Name and History
The channel had a variety of names before the United States Board on Geographic Names (USBGN) agreed to Multnomah Channel in 1913. In 1792, William Robert Broughton was the first European explorer to discover the channel. He named it Calls River, probably after the English engineer Sir John Call. The early 19th century explorers Lewis and Clark called it Wappato Inlet after Wappato Island, the name they used for Sauvie Island. In the 1840s, nautical surveyor Charles Wilkes referred to the channel as Warrior Branch because it met the Columbia River at Warrior Point, on the northern tip of Sauvie Island. Before its renaming by the USBGN, the channel had become known as Willamette Slough.

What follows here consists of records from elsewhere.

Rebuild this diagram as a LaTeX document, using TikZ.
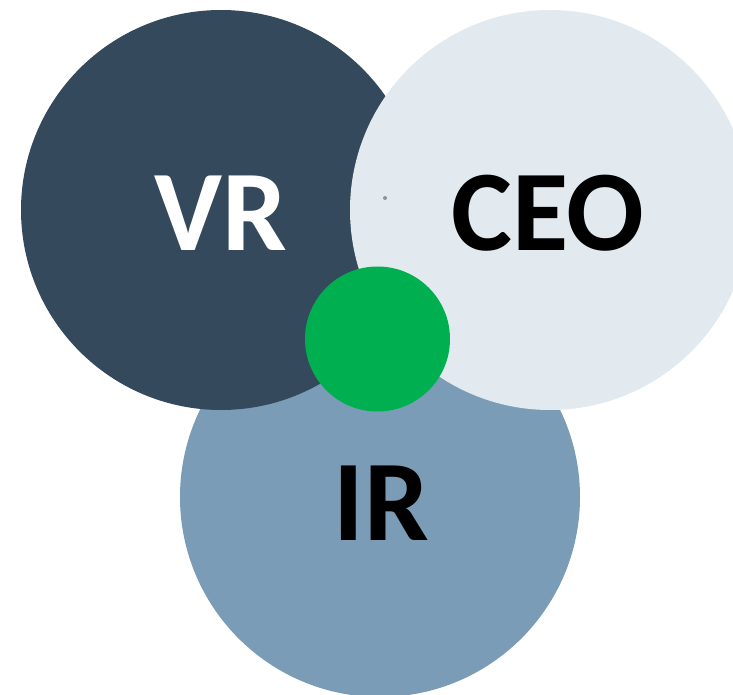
\documentclass[tikz,border=0pt]{standalone}
\usepackage{fontspec}
\setmainfont{Carlito}
\definecolor{vrcol}{HTML}{344A5C}
\definecolor{ceocol}{HTML}{E2EAEF}
\definecolor{ircol}{HTML}{7A9CB6}
\definecolor{grn}{HTML}{00B050}
\definecolor{dotcol}{HTML}{8A9499}
\begin{document}
\begin{tikzpicture}[x=1pt,y=-1pt,
  bubble/.style={circle,minimum size=400pt,inner sep=0pt,draw=none},
  lbl/.style={font=\fontsize{115}{115}\selectfont\bfseries,inner sep=0pt,anchor=base}]
\useasboundingbox (0,0) rectangle (733,695);
\clip (0,0) rectangle (733,695);
\fill[white] (0,0) rectangle (733,695);
\node[bubble,fill=ircol] (ir) at (380,497) {};
\node[bubble,fill=vrcol] (vr) at (221,210) {};
\node[bubble,fill=ceocol] (ceo) at (550,210) {};
\node[circle,minimum size=145pt,inner sep=0pt,fill=grn] (core) at (377.5,339) {};
\node[circle,minimum size=4pt,inner sep=0pt,fill=dotcol] (dot) at (385,198) {};
\node[lbl,text=white] (vrt) at (221,250) {VR};
\node[lbl,text=black] (ceot) at (548,250) {CEO};
\node[lbl,text=black] (irt) at (381,540) {IR};
\end{tikzpicture}
\end{document}
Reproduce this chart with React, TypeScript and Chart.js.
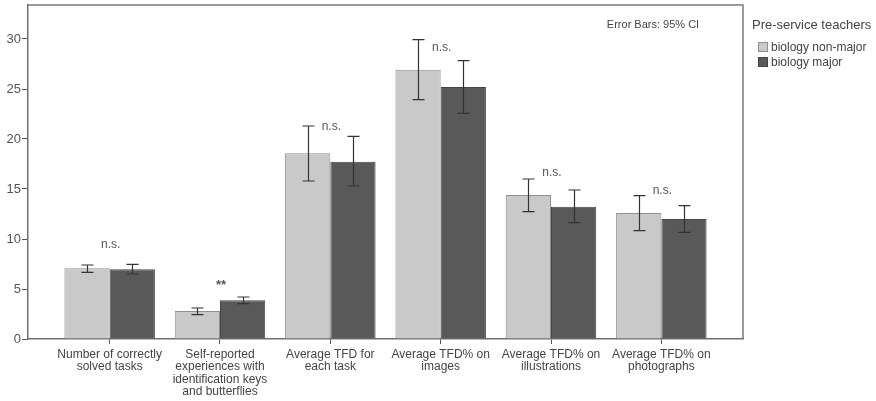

Multnomah, used by Lewis and Clark to refer to the main stem of the Willamette, is what the Chinook people living on Sauvie Island in the early 19th century called themselves. Several Chinook villages with longhouses occupied sites along the channel before the explorers' arrival. Sauvie Island and its mild climate were suited to wapato, a root vegetable, and provided access to fish and game. A large village, one of several on the island, was situated near its southeastern tip, where the channel begins. Another village, with 28 houses and more than 1,000 residents, was sited along the west shore of Scappoose Bay near the downstream end of the channel.